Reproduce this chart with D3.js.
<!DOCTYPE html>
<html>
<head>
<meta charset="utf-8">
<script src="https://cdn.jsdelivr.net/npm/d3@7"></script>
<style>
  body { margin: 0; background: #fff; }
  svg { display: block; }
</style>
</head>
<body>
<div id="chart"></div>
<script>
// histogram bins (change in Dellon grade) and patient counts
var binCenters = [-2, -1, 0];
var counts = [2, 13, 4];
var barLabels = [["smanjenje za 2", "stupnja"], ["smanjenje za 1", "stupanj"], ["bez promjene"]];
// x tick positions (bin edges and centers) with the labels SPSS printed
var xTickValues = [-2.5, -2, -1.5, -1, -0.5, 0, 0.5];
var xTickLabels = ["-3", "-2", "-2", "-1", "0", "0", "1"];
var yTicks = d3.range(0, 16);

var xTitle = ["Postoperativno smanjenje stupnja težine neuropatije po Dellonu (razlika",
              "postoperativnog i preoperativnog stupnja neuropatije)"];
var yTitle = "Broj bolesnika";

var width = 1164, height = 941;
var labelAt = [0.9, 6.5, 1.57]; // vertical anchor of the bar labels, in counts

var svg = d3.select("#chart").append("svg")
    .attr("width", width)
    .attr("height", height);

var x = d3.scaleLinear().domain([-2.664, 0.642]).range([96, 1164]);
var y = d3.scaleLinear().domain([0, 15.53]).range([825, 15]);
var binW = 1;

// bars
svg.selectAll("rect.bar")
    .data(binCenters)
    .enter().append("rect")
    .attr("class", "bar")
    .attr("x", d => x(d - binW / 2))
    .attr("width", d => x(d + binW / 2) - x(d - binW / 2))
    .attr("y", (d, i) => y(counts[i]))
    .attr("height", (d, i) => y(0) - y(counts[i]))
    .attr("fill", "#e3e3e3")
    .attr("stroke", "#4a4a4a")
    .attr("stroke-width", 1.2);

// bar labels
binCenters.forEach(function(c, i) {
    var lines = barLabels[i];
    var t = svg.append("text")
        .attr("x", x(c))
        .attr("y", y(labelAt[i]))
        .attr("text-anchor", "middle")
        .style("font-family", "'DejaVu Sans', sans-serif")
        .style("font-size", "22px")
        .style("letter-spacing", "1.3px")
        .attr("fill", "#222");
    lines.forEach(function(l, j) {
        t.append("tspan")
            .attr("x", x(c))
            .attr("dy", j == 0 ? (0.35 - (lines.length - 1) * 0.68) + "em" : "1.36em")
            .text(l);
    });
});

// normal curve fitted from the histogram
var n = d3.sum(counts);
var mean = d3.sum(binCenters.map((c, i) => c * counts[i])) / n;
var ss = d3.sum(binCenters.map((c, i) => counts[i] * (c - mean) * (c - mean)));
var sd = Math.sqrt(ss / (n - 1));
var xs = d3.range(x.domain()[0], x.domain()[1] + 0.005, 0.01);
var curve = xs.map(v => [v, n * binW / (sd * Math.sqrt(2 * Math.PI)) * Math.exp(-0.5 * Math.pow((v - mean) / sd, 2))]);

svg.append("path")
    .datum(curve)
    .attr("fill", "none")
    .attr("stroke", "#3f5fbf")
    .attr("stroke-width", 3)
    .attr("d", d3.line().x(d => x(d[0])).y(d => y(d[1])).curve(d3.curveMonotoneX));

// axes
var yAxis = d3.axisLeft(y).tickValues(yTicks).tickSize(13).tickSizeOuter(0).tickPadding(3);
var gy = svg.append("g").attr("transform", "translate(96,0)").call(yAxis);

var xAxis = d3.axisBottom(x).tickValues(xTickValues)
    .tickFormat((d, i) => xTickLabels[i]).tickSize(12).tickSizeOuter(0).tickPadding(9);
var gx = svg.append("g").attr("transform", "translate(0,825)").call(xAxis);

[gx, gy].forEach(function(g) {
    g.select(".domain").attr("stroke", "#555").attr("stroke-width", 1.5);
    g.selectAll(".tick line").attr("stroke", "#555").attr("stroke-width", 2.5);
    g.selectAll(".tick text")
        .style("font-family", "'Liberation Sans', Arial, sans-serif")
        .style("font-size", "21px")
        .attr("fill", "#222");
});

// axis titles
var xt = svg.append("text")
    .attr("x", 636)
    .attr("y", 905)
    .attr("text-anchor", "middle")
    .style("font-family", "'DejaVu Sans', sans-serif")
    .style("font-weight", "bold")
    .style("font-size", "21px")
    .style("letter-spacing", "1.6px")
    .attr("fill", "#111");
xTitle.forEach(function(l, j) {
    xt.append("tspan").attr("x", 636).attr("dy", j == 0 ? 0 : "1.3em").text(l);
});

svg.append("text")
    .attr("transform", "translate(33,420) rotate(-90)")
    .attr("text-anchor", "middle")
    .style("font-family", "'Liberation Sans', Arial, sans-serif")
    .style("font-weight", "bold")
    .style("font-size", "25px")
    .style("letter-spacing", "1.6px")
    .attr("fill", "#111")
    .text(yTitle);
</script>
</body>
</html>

━━━━━━━━━━

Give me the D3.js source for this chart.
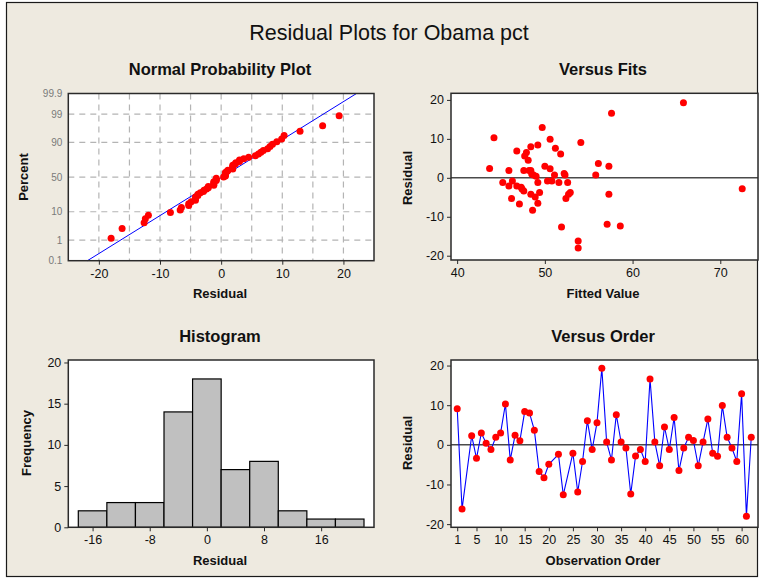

━━━━━━━━━━

Task brief:
Look through the entries above and quote exactly the lines from the line with "Reproduce this chart with D3.js." to the line with "var binW = 1;", counting both of those lines.

Written answer:
Reproduce this chart with D3.js.
<!DOCTYPE html>
<html>
<head>
<meta charset="utf-8">
<script src="https://cdn.jsdelivr.net/npm/d3@7"></script>
<style>
  body { margin: 0; background: #fff; }
  svg { display: block; }
</style>
</head>
<body>
<div id="chart"></div>
<script>
// histogram bins (change in Dellon grade) and patient counts
var binCenters = [-2, -1, 0];
var counts = [2, 13, 4];
var barLabels = [["smanjenje za 2", "stupnja"], ["smanjenje za 1", "stupanj"], ["bez promjene"]];
// x tick positions (bin edges and centers) with the labels SPSS printed
var xTickValues = [-2.5, -2, -1.5, -1, -0.5, 0, 0.5];
var xTickLabels = ["-3", "-2", "-2", "-1", "0", "0", "1"];
var yTicks = d3.range(0, 16);

var xTitle = ["Postoperativno smanjenje stupnja težine neuropatije po Dellonu (razlika",
              "postoperativnog i preoperativnog stupnja neuropatije)"];
var yTitle = "Broj bolesnika";

var width = 1164, height = 941;
var labelAt = [0.9, 6.5, 1.57]; // vertical anchor of the bar labels, in counts

var svg = d3.select("#chart").append("svg")
    .attr("width", width)
    .attr("height", height);

var x = d3.scaleLinear().domain([-2.664, 0.642]).range([96, 1164]);
var y = d3.scaleLinear().domain([0, 15.53]).range([825, 15]);
var binW = 1;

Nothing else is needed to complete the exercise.